◆ STATED PROBLEM
Quote all of the data exactly as given. Skip every picture it contains.

◆ DATA
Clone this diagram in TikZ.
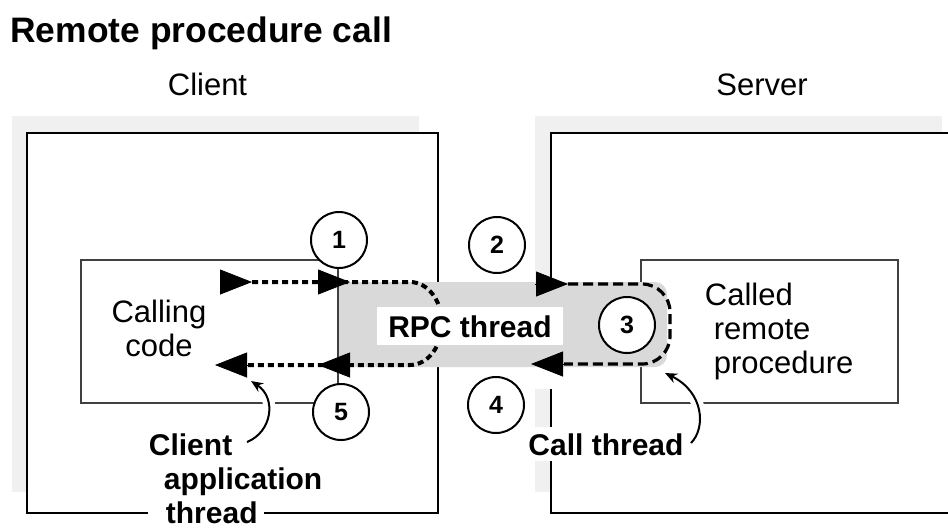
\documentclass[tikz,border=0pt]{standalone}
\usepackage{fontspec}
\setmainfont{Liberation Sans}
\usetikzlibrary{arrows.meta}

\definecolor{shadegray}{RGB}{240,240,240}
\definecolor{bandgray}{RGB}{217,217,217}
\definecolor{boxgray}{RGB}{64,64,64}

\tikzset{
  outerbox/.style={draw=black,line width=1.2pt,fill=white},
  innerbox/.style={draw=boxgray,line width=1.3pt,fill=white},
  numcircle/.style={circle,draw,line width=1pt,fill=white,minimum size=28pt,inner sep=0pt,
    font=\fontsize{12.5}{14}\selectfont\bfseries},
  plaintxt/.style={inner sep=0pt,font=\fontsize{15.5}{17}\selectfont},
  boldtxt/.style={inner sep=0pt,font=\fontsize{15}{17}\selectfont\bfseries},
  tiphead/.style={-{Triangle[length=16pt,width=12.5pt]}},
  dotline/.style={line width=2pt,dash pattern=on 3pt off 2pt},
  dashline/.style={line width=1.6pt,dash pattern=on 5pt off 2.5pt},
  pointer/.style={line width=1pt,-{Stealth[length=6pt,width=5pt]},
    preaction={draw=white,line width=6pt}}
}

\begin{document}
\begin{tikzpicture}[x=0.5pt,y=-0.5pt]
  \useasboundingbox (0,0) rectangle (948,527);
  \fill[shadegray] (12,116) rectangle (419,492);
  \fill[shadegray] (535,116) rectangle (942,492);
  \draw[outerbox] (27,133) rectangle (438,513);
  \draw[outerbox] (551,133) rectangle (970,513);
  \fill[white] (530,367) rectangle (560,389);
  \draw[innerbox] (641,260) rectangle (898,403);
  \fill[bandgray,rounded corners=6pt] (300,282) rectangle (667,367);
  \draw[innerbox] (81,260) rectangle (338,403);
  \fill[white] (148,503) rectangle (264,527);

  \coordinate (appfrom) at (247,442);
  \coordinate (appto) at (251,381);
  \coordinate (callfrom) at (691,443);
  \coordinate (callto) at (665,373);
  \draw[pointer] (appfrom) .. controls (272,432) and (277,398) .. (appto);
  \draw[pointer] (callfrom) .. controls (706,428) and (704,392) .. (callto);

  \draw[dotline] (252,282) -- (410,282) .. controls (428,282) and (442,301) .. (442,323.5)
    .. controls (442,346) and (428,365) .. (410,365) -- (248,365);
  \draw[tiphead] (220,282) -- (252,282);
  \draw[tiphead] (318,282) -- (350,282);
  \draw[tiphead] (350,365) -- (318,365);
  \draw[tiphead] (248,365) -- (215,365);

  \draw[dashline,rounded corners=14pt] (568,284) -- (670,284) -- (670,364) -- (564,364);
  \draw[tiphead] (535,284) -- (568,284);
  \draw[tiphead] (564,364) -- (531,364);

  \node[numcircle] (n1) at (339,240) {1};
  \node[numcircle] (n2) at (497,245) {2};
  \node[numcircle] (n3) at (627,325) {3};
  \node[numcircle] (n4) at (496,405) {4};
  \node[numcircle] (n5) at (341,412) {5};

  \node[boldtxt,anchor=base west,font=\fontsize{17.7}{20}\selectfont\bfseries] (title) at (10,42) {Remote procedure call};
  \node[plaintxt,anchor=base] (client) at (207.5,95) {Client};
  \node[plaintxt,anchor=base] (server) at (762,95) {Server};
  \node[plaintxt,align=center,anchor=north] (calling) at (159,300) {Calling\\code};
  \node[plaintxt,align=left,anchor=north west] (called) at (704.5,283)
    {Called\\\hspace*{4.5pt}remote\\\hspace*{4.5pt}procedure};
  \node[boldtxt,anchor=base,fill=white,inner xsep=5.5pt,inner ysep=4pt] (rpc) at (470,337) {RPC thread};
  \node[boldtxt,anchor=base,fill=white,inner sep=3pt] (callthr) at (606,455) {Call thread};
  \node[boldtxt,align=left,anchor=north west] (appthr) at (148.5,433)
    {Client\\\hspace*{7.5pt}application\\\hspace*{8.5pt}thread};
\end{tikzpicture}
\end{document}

◆ COMPLETE OUTPUT
Clone this diagram in TikZ.
\documentclass[tikz,border=0pt]{standalone}
\usepackage{fontspec}
\setmainfont{Liberation Sans}
\usetikzlibrary{arrows.meta}

\definecolor{shadegray}{RGB}{240,240,240}
\definecolor{bandgray}{RGB}{217,217,217}
\definecolor{boxgray}{RGB}{64,64,64}

\tikzset{
  outerbox/.style={draw=black,line width=1.2pt,fill=white},
  innerbox/.style={draw=boxgray,line width=1.3pt,fill=white},
  numcircle/.style={circle,draw,line width=1pt,fill=white,minimum size=28pt,inner sep=0pt,
    font=\fontsize{12.5}{14}\selectfont\bfseries},
  plaintxt/.style={inner sep=0pt,font=\fontsize{15.5}{17}\selectfont},
  boldtxt/.style={inner sep=0pt,font=\fontsize{15}{17}\selectfont\bfseries},
  tiphead/.style={-{Triangle[length=16pt,width=12.5pt]}},
  dotline/.style={line width=2pt,dash pattern=on 3pt off 2pt},
  dashline/.style={line width=1.6pt,dash pattern=on 5pt off 2.5pt},
  pointer/.style={line width=1pt,-{Stealth[length=6pt,width=5pt]},
    preaction={draw=white,line width=6pt}}
}

\begin{document}
\begin{tikzpicture}[x=0.5pt,y=-0.5pt]
  \useasboundingbox (0,0) rectangle (948,527);
  \fill[shadegray] (12,116) rectangle (419,492);
  \fill[shadegray] (535,116) rectangle (942,492);
  \draw[outerbox] (27,133) rectangle (438,513);
  \draw[outerbox] (551,133) rectangle (970,513);
  \fill[white] (530,367) rectangle (560,389);
  \draw[innerbox] (641,260) rectangle (898,403);
  \fill[bandgray,rounded corners=6pt] (300,282) rectangle (667,367);
  \draw[innerbox] (81,260) rectangle (338,403);
  \fill[white] (148,503) rectangle (264,527);

  \coordinate (appfrom) at (247,442);
  \coordinate (appto) at (251,381);
  \coordinate (callfrom) at (691,443);
  \coordinate (callto) at (665,373);
  \draw[pointer] (appfrom) .. controls (272,432) and (277,398) .. (appto);
  \draw[pointer] (callfrom) .. controls (706,428) and (704,392) .. (callto);

  \draw[dotline] (252,282) -- (410,282) .. controls (428,282) and (442,301) .. (442,323.5)
    .. controls (442,346) and (428,365) .. (410,365) -- (248,365);
  \draw[tiphead] (220,282) -- (252,282);
  \draw[tiphead] (318,282) -- (350,282);
  \draw[tiphead] (350,365) -- (318,365);
  \draw[tiphead] (248,365) -- (215,365);

  \draw[dashline,rounded corners=14pt] (568,284) -- (670,284) -- (670,364) -- (564,364);
  \draw[tiphead] (535,284) -- (568,284);
  \draw[tiphead] (564,364) -- (531,364);

  \node[numcircle] (n1) at (339,240) {1};
  \node[numcircle] (n2) at (497,245) {2};
  \node[numcircle] (n3) at (627,325) {3};
  \node[numcircle] (n4) at (496,405) {4};
  \node[numcircle] (n5) at (341,412) {5};

  \node[boldtxt,anchor=base west,font=\fontsize{17.7}{20}\selectfont\bfseries] (title) at (10,42) {Remote procedure call};
  \node[plaintxt,anchor=base] (client) at (207.5,95) {Client};
  \node[plaintxt,anchor=base] (server) at (762,95) {Server};
  \node[plaintxt,align=center,anchor=north] (calling) at (159,300) {Calling\\code};
  \node[plaintxt,align=left,anchor=north west] (called) at (704.5,283)
    {Called\\\hspace*{4.5pt}remote\\\hspace*{4.5pt}procedure};
  \node[boldtxt,anchor=base,fill=white,inner xsep=5.5pt,inner ysep=4pt] (rpc) at (470,337) {RPC thread};
  \node[boldtxt,anchor=base,fill=white,inner sep=3pt] (callthr) at (606,455) {Call thread};
  \node[boldtxt,align=left,anchor=north west] (appthr) at (148.5,433)
    {Client\\\hspace*{7.5pt}application\\\hspace*{8.5pt}thread};
\end{tikzpicture}
\end{document}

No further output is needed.